# Tile backer board as insulation



## wiredbob (Jul 19, 2010)

I use a vertical propane metal Char-broil smoker.  It uses more propane than i thought it should because of heat loss.  I covered the outside with 1/4 inch ceramic tile backer board.  This helped but I noticed the outside was still way hotter than I had expected.  I was working on the burn assembly and noticed the way the racks are inside there is room to put backer board inside as well.  I have bought the additional board to put in and was wondering if there may be some reason to leave it out.  I used the holes that mount the rack support and the handles mount holes to attach the outside board.  I thought I would remove the outside backer panels and use them as a template to cut the holes for the inside panels.  The bolts I used may need to be replaced with longer ones but, this seems a an easy upgrade.  My real questions is there any thing in the backer panels that shouldn't be near food?


----------



## tom37 (Jul 19, 2010)

Not sure myself, but would like to hear what others have to say.


----------



## mballi3011 (Jul 19, 2010)

Now your question is the same one I have. Food Safety is a good concern for I sure you don't want to get anyone sick or yourself. I mightg do some research on the subject before I use it on the inside. Then if you think about it how much propane are you really using after all. I have been smokin for years on a propane smokers and I use maybe a bottle every 6-8 long smokers or it could be more.


----------



## ballagh (Jul 19, 2010)

I get three good smokes on each 20 pound tank with my smaller propane smoker.  I have heard of people using celeotex foamboard with spacers intbetween the foamboard and smoker on the outside to insulate it.  I would think the concrete board is going to soak up the heat and your not going to gain too much.  and I think it would put off a slight odor.  I could be wrong.  never tried it.


----------



## mgnorcal (Jul 19, 2010)

I don't have the references handy, but when I was studying someone's backer-board mod I concluded that (1) backer board is a really lousy insulator and (2) when heated it could give off some chemicals I don't want near my food.

On the outside, it at least increases the thermal mass, but on the inside I just don't see how it makes any sense.

I'd suggest a welding blanket on the outside instead.


----------



## alblancher (Jul 20, 2010)

What do they use to insulate gas furnaces/ fireplaces?  You may be able to pickup some pieces from an HVAC contractor.  I know that concrete backerboard has a lot of fiberglass in it.  I have used it on the floor of my smoke house to prevent the very unlikely spark from reaching old drippings and making my cold smoke a very hot smoke.


----------



## cliffcarter (Jul 20, 2010)

MGNorCal said:


> I don't have the references handy, but when I was studying someone's backer-board mod I concluded that (1) backer board is a really lousy insulator and (2) when heated it could give off some chemicals I don't want near my food.
> 
> On the outside, it at least increases the thermal mass, but on the inside I just don't see how it makes any sense.
> 
> I'd suggest a welding blanket on the outside instead.

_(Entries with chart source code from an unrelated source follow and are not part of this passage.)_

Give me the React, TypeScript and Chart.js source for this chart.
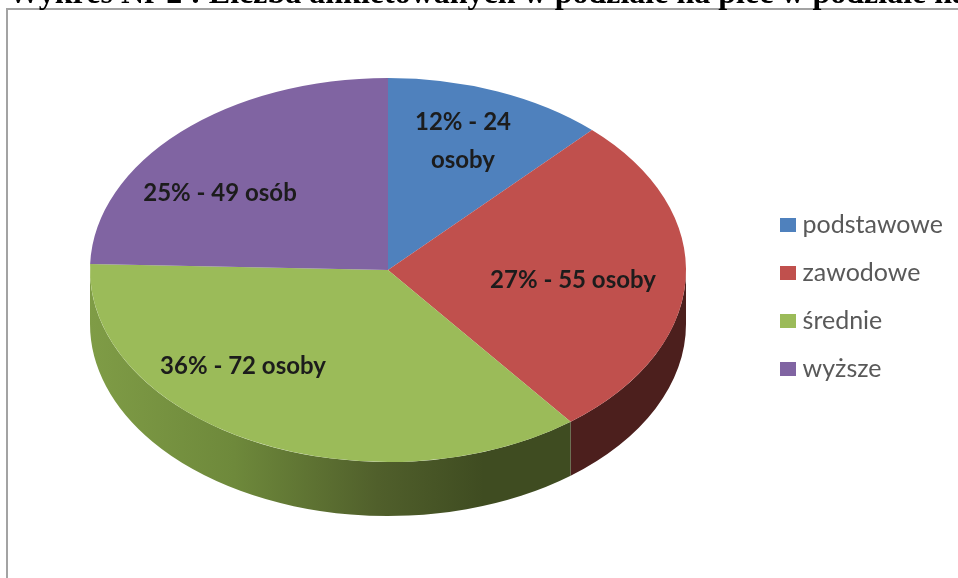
import React, { useEffect, useRef } from "react";
import { Chart, registerables } from "chart.js";

Chart.register(...registerables);

const categories = ["podstawowe", "zawodowe", "średnie", "wyższe"];
const respondents = [24, 55, 72, 49];
const sliceLabels = [["12% - 24", "osoby"], ["27% - 55 osoby"], ["36% - 72 osoby"], ["25% - 49 osób"]];
const colors = ["#4f81bd", "#c0504d", "#9bbb59", "#8064a2"];
const titleText = "Wykres Nr 2 : Liczba ankietowanych w podziale na płeć w podziale na";

// Layout of the tilted pie on the page
const PIE = { cx: 388, cy: 270, rx: 298, ry: 192, depth: 54 };
const LABEL_POS = [[463, 122], [573, 280], [243, 366], [220, 193]];
const TEXT_FONT = "Lato, 'Open Sans', sans-serif";

const swatch = (color: string) => {
  const c = document.createElement("canvas");
  c.width = 16;
  c.height = 14;
  const g = c.getContext("2d")!;
  g.fillStyle = color;
  g.fillRect(0, 0, 16, 14);
  return c;
};

const wallPaint = (ctx: CanvasRenderingContext2D, index: number) => {
  const { cx, rx } = PIE;
  if (index === 2) {
    const g = ctx.createLinearGradient(cx - rx, 0, cx + 182, 0);
    g.addColorStop(0, "#7f9c46");
    g.addColorStop(0.3, "#6e893b");
    g.addColorStop(0.6, "#505f2b");
    g.addColorStop(0.82, "#3f4c21");
    g.addColorStop(1, "#3f4c21");
    return g;
  }
  if (index === 1) return "#4c1f1d";
  return "#3a3a3a";
};

const tiltedPie = {
  id: "tiltedPie",
  beforeDraw(chart: any) {
    const { ctx } = chart;
    ctx.save();
    ctx.fillStyle = "#ffffff";
    ctx.fillRect(0, 0, 958, 578);
    ctx.strokeStyle = "#a3a3a3";
    ctx.lineWidth = 2;
    ctx.beginPath();
    ctx.moveTo(958, 9);
    ctx.lineTo(7, 9);
    ctx.lineTo(7, 578);
    ctx.stroke();
    ctx.fillStyle = "#000000";
    ctx.font = "bold 32px 'Liberation Serif', serif";
    ctx.textAlign = "left";
    ctx.textBaseline = "alphabetic";
    ctx.fillText(titleText, 8, 3);
    ctx.restore();
  },
  beforeDatasetsDraw(chart: any) {
    const { ctx } = chart;
    const { cx, cy, rx, ry, depth } = PIE;
    const arcs = chart.getDatasetMeta(0).data;
    arcs.forEach((arc: any, i: number) => {
      const s = arc.startAngle;
      const e = arc.endAngle;
      const a0 = Math.max(s, 0);
      const a1 = Math.min(e, Math.PI);
      if (a1 <= a0) return;
      ctx.save();
      ctx.beginPath();
      ctx.ellipse(cx, cy + depth, rx, ry, 0, a0, a1);
      ctx.ellipse(cx, cy, rx, ry, 0, a1, a0, true);
      ctx.closePath();
      ctx.fillStyle = wallPaint(ctx, i);
      ctx.fill();
      ctx.restore();
    });
    const first = arcs[0];
    ctx.save();
    ctx.translate(cx, cy);
    ctx.scale(rx / first.outerRadius, ry / first.outerRadius);
    ctx.translate(-first.x, -first.y);
  },
  afterDatasetsDraw(chart: any) {
    const { ctx } = chart;
    ctx.restore();
    ctx.save();
    ctx.fillStyle = "#1c1c1c";
    ctx.font = `bold 24px ${TEXT_FONT}`;
    ctx.textAlign = "center";
    ctx.textBaseline = "middle";
    sliceLabels.forEach((lines, i) => {
      lines.forEach((line, j) => {
        ctx.fillText(line, LABEL_POS[i][0], LABEL_POS[i][1] + j * 38);
      });
    });
    ctx.restore();
  },
};

export default function App() {
  const ref = useRef<HTMLCanvasElement>(null);
  useEffect(() => {
    const chart = new Chart(ref.current!, {
      type: "pie",
      data: {
        labels: categories,
        datasets: [{ data: respondents, backgroundColor: colors, borderWidth: 0 }],
      },
      plugins: [tiltedPie],
      options: {
        responsive: false,
        animation: false,
        layout: { padding: { top: 40, bottom: 24, left: 8, right: 5 } },
        plugins: {
          tooltip: { enabled: false },
          legend: {
            position: "right",
            labels: {
              usePointStyle: true,
              pointStyleWidth: 4,
              boxHeight: 14,
              padding: 23,
              color: "#595959",
              font: { family: TEXT_FONT, size: 25 },
              generateLabels(c: any) {
                const items = Chart.overrides.pie.plugins.legend.labels.generateLabels(c);
                return items.map((it: any, i: number) => ({ ...it, pointStyle: swatch(colors[i]) }));
              },
            },
          },
        },
      },
    } as any);
    return () => chart.destroy();
  }, []);
  return (
    <div style={{ position: "fixed", left: 0, top: 0, width: 958, height: 578, overflow: "hidden" }}>
      <canvas ref={ref} width={958} height={578} style={{ display: "block", filter: "blur(0.6px)" }} />
    </div>
  );
}
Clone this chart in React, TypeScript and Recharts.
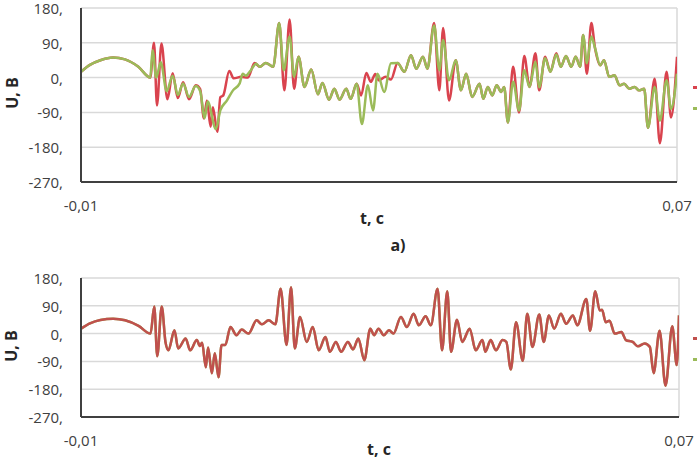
import { LineChart, Line, XAxis, YAxis, CartesianGrid, Legend } from "recharts";

// time in ms, voltage in V
const topRed: [number, number][] = [
  [-10, 15], [-8.8, 33], [-7.4, 45], [-5.7, 52], [-4.1, 47], [-2.3, 28], [-0.7, 0],
  [-0.2, 90], [0.2, -72], [0.8, 88], [1.6, -56], [2.3, 11], [3.0, -53], [3.7, -12],
  [4.5, -56], [5.4, -20], [6.0, -30], [6.5, -106], [6.9, -59], [7.4, -127], [7.7, -77],
  [8.3, -140], [8.7, -51], [9.1, -46], [9.9, 17], [10.5, -2], [11.5, 2], [12.4, 0],
  [13.3, 38], [14.0, 28], [14.8, 38], [15.8, 28], [16.6, 141], [17.3, -33], [18.0, 150],
  [18.6, -29], [19.2, 54], [20.0, -24], [20.9, 21], [21.8, -43], [22.4, -14], [23.3, -57],
  [24.0, -29], [24.7, -57], [25.6, -29], [26.2, -55], [27.0, -16], [27.6, -46], [28.3, 12],
  [28.9, -11], [29.5, 9], [30.0, -7], [30.9, 2], [31.6, -5], [32.5, 38], [33.4, 15],
  [34.3, 58], [35.0, 23], [35.9, 54], [36.5, 23], [37.4, 141], [38.1, -33], [38.6, 128],
  [39.4, -59], [40.3, 45], [41.0, -33], [41.7, 10], [42.5, -50], [43.5, -16], [44.0, -55],
  [44.6, -24], [45.2, -46], [45.8, -20], [46.4, -37], [46.8, -24], [47.3, -116], [48.0, 28],
  [48.8, -90], [49.5, 56], [50.2, -24], [51.0, 63], [51.5, -33], [52.3, 54], [53.0, 15],
  [53.8, 63], [54.4, 28], [55.1, 56], [55.8, 28], [56.4, 54], [57.0, 28], [57.4, 110],
  [57.9, 10], [58.5, 141], [59.0, 76], [59.7, 32], [60.2, 45], [60.9, 2], [61.6, 6],
  [62.3, -20], [62.9, -16], [63.6, -29], [64.3, -24], [64.9, -33], [65.6, -29], [66.1, -130],
  [67.0, -3], [67.7, -170], [68.6, 15], [69.2, -103], [70.0, 54],
];

const topGreen: [number, number][] = [
  [-10, 15], [-8.8, 33], [-7.4, 45], [-5.7, 52], [-4.1, 47], [-2.3, 28], [-0.7, 0],
  [-0.4, 71], [0.1, 0], [0.7, 40], [1.5, -35], [2.3, 5], [3.0, -45], [3.7, -15],
  [4.5, -50], [5.4, -22], [6.0, -35], [6.6, -105], [7.0, -62], [8.1, -133], [8.7, -85],
  [9.6, -59], [10.4, -33], [11.3, -15], [11.7, 10], [12.1, 5], [12.8, 19], [13.5, 36],
  [14.0, 28], [14.8, 38], [15.8, 28], [16.6, 141], [17.2, 19], [18.0, 106], [18.6, 2],
  [19.2, 54], [20.0, -24], [20.9, 21], [21.8, -43], [22.4, -14], [23.3, -57], [24.0, -29],
  [24.7, -57], [25.6, -29], [26.2, -55], [27.0, -16], [27.7, -120], [28.5, -20], [29.2, -85],
  [29.8, 10], [30.7, -37], [31.6, 37], [32.5, 38], [33.4, 15], [34.3, 58], [35.0, 23],
  [35.9, 54], [36.5, 23], [37.4, 135], [38.1, 19], [38.6, 97], [39.4, -7], [40.3, 45],
  [41.0, -33], [41.7, 10], [42.5, -50], [43.5, -16], [44.0, -55], [44.6, -24], [45.2, -46],
  [45.8, -20], [46.4, -37], [46.8, -24], [47.3, -116], [48.0, -11], [48.8, -85], [49.5, 19],
  [50.2, -24], [51.0, 41], [51.5, -25], [52.3, 50], [53.0, 15], [53.8, 60], [54.4, 28],
  [55.1, 56], [55.8, 28], [56.4, 54], [57.0, 28], [57.4, 110], [57.9, 37], [58.5, 106],
  [59.0, 76], [59.7, 32], [60.2, 45], [60.9, 2], [61.6, 6], [62.3, -20], [62.9, -16],
  [63.6, -29], [64.3, -24], [64.9, -33], [65.6, -29], [66.1, -130], [67.0, -24], [67.7, -111],
  [68.6, -7], [69.2, -81], [70.0, 10],
];

// lower plot: both series coincide
const bottomU: [number, number][] = [
  [-10, 16], [-8.8, 33], [-7.4, 44], [-5.7, 48], [-4.1, 43], [-2.3, 25], [-0.7, 0],
  [-0.2, 88], [0.2, -73], [0.8, 88], [1.3, -27], [1.7, -54], [2.5, 11], [3.0, -48],
  [4.0, -16], [4.6, -54], [5.5, -21], [5.9, -40], [6.2, -30], [6.7, -109], [7.0, -45],
  [7.5, -128], [7.9, -64], [8.4, -141], [8.8, -37], [9.3, -37], [10.0, 21], [10.8, -5],
  [11.5, 13], [12.4, 0], [13.5, 43], [14.2, 30], [15.1, 43], [16.0, 30], [16.7, 145],
  [17.5, -37], [18.1, 150], [18.6, -48], [19.3, 54], [20.2, -27], [21.0, 21], [21.8, -54],
  [22.7, -11], [23.3, -59], [24.1, -27], [24.8, -59], [25.7, -27], [26.4, -51], [27.1, -16],
  [27.9, -86], [28.7, 16], [29.2, -5], [29.8, 16], [30.5, -5], [31.2, 11], [31.8, 0],
  [32.8, 54], [33.6, 21], [34.5, 64], [35.2, 27], [36.1, 56], [36.8, 27], [37.7, 145],
  [38.3, -54], [39.0, 137], [39.5, -59], [40.3, 45], [41.0, -27], [42.0, 16], [42.8, -54],
  [43.7, -21], [44.1, -59], [44.8, -21], [45.5, -54], [46.4, -21], [46.9, -27], [47.5, -116],
  [48.2, 37], [49.1, -88], [49.7, 64], [50.4, -43], [51.3, 62], [51.9, -27], [52.6, 59],
  [53.3, 16], [54.2, 64], [54.9, 32], [55.8, 59], [56.4, 27], [57.6, 112], [58.1, 9],
  [58.8, 137], [59.4, 75], [59.7, 77], [60.2, 37], [60.7, 42], [61.4, 0], [62.3, 5],
  [62.9, -21], [63.8, -27], [64.5, -41], [65.4, -32], [66.1, -43], [66.6, -128], [67.4, 9],
  [68.2, -169], [69.1, 24], [69.7, -102], [70.0, 59],
];

const xTicks = [-0.01, 0.07];
const yTicks = [-270, -180, -90, 0, 90, 180];

const RED = "#d9434e";
const GREEN = "#9bbb59";
const RED_B = "#c0504d";
const FONT = '"Open Sans", sans-serif';

const toRows = (pts: [number, number][]) => pts.map(([ms, u]) => ({ t: ms / 1000, u }));

const fmtX = (v: number) => v.toFixed(2).replace(".", ",");
const fmtY = (v: number) => `${v},`;

const tickStyle = { fontSize: 15, fill: "#404040", fontFamily: FONT };
const axisStyle = { stroke: "#404040", strokeWidth: 2 };

const YTick = (p: any) => (
  <text x={p.x} y={p.y} dy={6} textAnchor="end" {...tickStyle}>
    {fmtY(p.payload.value)}
  </text>
);

const legendContent = (props: any) => (
  <div>
    {(props.payload || []).map((p: any) => (
      <div key={p.value} style={{ height: 21, display: "flex", alignItems: "center" }}>
        <div style={{ width: 12, height: 3, background: p.color }} />
      </div>
    ))}
  </div>
);

const title: React.CSSProperties = {
  position: "absolute",
  fontFamily: FONT,
  fontWeight: 700,
  fontSize: 16,
  color: "#262626",
  whiteSpace: "nowrap",
  transform: "translate(-50%, -50%)",
  lineHeight: 1.2,
};

function Panel(props: {
  series: { name: string; pts: [number, number][]; color: string }[];
  height: number;
  marginTop: number;
  marginRight: number;
  xHeight: number;
  legendTop: number;
}) {
  return (
    <LineChart
      width={697}
      height={props.height}
      margin={{ top: props.marginTop, right: props.marginRight, bottom: 0, left: 0 }}
    >
      <CartesianGrid stroke="#d9d9d9" strokeWidth={1.5} />
      <XAxis
        type="number"
        dataKey="t"
        domain={[-0.01, 0.07]}
        ticks={xTicks}
        tickFormatter={fmtX}
        height={props.xHeight}
        tickLine={false}
        tickSize={0}
        tickMargin={18}
        axisLine={axisStyle}
        tick={tickStyle}
        allowDataOverflow
      />
      <YAxis
        type="number"
        domain={[-270, 180]}
        ticks={yTicks}
        interval={0}
        width={81}
        tickLine={false}
        tickSize={0}
        tickMargin={18}
        axisLine={axisStyle}
        tick={YTick}
      />
      {props.series.map((s) => (
        <Line
          key={s.name}
          name={s.name}
          data={toRows(s.pts)}
          dataKey="u"
          type="monotone"
          stroke={s.color}
          strokeWidth={2.5}
          dot={false}
          activeDot={false}
          isAnimationActive={false}
        />
      ))}
      <Legend
        layout="horizontal"
        verticalAlign="middle"
        align="center"
        content={legendContent}
        wrapperStyle={{ left: 693, top: props.legendTop, width: 20 }}
      />
    </LineChart>
  );
}

export default function App() {
  return (
    <div
      style={{
        position: "absolute",
        left: 0,
        top: 0,
        width: 697,
        height: 462,
        overflow: "hidden",
        background: "#fff",
      }}
    >
      <div style={{ position: "absolute", left: 0, top: 0 }}>
        <Panel
          series={[
            { name: "U1", pts: topRed, color: RED },
            { name: "U2", pts: topGreen, color: GREEN },
          ]}
          height={235}
          marginTop={8}
          marginRight={20}
          xHeight={53}
          legendTop={77}
        />
      </div>
      <div style={{ position: "absolute", left: 0, top: 262 }}>
        <Panel
          series={[
            { name: "U2", pts: bottomU, color: GREEN },
            { name: "U1", pts: bottomU, color: RED_B },
          ]}
          height={200}
          marginTop={16}
          marginRight={18}
          xHeight={45}
          legendTop={66}
        />
      </div>
      <div style={{ ...title, left: 13, top: 93, transform: "translate(-50%, -50%) rotate(-90deg)" }}>U, B</div>
      <div style={{ ...title, left: 372, top: 219 }}>t, c</div>
      <div style={{ ...title, left: 398, top: 246 }}>a)</div>
      <div style={{ ...title, left: 12, top: 346, transform: "translate(-50%, -50%) rotate(-90deg)" }}>U, B</div>
      <div style={{ ...title, left: 379, top: 450 }}>t, c</div>
    </div>
  );
}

Tile backer board has Portland cement in it, very nasty stuff that you do not want to eat, the welding blanket idea is a good one IMHO.


----------



## wiredbob (Jul 20, 2010)

I believe this discussion has talked me out adding board inside.  I knew the concrete isn't a good insulator but I wanted to use something that stand up to moisture.  I was counting on the mass effect I was counting on to provide heat stability. The propane is costing me about a dollar for an hour cooking.  I guess that is reasonable.  My name is Bob and I smoke meat.  (as soon as I can get the smoker back together)


----------



## jjwdiver (Jul 20, 2010)

Good luck on the quest there Bob!   I once searched online for insulating materials when I first started my fridge smoker build and there is some pretty cool stuff out there - but spendy. Keep searching and you'll find the right item for your specific needs.


----------